| TASK TO COMPLETE |
Print the lines that start the entries and continue through the one holding "from matplotlib.lines import Line2D", please, exactly and with the pictures omitted.

| DATA ENTRIES |

++++++

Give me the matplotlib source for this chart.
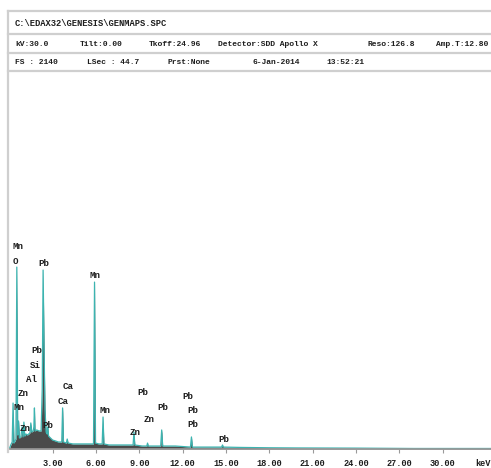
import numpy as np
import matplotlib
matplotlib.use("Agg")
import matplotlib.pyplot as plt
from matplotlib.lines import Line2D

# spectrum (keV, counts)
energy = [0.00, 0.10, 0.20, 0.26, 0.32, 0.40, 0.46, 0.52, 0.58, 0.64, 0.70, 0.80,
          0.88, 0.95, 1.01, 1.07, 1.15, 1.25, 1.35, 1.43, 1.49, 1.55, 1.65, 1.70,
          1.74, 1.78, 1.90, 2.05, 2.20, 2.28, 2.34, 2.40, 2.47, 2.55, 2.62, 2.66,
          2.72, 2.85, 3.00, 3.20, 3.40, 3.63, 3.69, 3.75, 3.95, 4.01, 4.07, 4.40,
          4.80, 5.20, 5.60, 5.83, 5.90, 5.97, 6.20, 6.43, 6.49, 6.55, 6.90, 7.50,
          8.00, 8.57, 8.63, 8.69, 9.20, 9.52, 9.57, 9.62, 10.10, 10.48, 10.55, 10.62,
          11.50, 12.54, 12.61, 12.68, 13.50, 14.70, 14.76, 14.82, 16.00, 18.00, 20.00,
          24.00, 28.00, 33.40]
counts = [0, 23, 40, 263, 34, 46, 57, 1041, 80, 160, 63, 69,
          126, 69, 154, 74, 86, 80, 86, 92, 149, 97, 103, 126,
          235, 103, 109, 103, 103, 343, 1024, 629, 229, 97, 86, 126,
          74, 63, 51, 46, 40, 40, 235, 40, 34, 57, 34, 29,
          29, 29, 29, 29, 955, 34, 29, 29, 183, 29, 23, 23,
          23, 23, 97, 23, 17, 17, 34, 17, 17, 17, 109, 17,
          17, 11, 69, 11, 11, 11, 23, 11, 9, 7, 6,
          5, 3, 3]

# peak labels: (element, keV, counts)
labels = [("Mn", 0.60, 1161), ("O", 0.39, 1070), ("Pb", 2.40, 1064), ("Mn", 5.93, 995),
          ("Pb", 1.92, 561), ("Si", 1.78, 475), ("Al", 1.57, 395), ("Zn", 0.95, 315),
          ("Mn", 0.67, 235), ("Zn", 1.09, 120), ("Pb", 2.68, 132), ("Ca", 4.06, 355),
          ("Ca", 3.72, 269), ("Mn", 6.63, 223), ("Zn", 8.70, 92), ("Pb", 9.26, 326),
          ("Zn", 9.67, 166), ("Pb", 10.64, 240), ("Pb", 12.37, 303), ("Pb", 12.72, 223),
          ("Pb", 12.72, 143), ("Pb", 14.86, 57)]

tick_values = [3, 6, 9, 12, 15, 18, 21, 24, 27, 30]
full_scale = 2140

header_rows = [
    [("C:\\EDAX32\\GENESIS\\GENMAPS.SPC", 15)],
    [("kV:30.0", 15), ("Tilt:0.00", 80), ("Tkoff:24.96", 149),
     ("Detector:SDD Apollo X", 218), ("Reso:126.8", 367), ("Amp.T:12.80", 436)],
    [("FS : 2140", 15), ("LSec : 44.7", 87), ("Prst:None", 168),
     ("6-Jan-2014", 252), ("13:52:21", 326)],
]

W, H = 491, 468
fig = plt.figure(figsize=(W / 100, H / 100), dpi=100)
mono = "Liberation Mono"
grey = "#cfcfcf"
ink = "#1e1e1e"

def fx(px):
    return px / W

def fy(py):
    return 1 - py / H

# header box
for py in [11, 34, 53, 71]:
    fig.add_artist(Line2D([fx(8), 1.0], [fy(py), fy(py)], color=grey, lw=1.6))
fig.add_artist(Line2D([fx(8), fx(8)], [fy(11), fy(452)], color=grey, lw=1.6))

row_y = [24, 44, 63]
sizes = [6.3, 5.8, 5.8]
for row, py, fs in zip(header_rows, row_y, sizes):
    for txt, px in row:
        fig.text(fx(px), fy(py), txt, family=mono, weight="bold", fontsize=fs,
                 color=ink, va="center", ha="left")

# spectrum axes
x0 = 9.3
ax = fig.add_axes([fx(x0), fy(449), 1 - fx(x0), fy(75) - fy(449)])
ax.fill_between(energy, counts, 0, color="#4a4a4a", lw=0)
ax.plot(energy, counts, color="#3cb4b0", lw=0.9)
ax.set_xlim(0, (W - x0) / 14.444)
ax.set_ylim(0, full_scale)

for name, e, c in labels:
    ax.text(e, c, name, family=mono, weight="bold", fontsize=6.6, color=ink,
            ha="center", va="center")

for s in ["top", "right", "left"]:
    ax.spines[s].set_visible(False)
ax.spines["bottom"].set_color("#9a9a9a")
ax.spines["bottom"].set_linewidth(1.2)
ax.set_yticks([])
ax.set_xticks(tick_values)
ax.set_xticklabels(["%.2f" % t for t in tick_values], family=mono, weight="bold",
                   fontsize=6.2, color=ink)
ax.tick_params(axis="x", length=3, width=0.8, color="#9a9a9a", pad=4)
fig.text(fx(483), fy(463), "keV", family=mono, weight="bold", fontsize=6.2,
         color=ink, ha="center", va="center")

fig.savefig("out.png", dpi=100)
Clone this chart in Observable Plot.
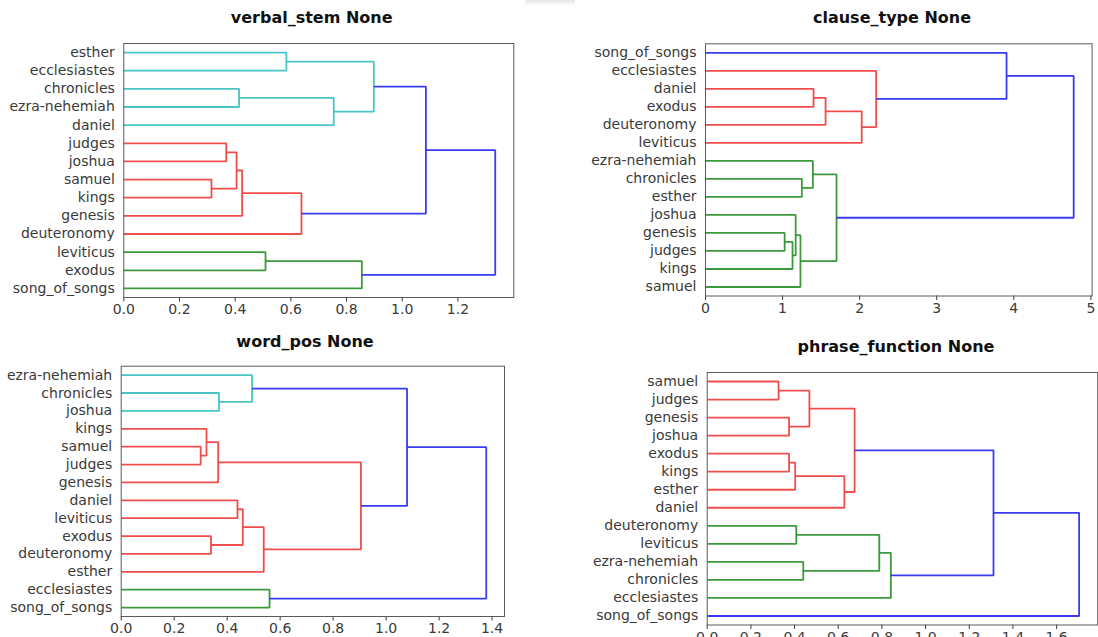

++++++

| FINISHED EXERCISE |
Give me the matplotlib source for this chart.
import numpy as np
import matplotlib
matplotlib.use("Agg")
import matplotlib.pyplot as plt
from matplotlib.lines import Line2D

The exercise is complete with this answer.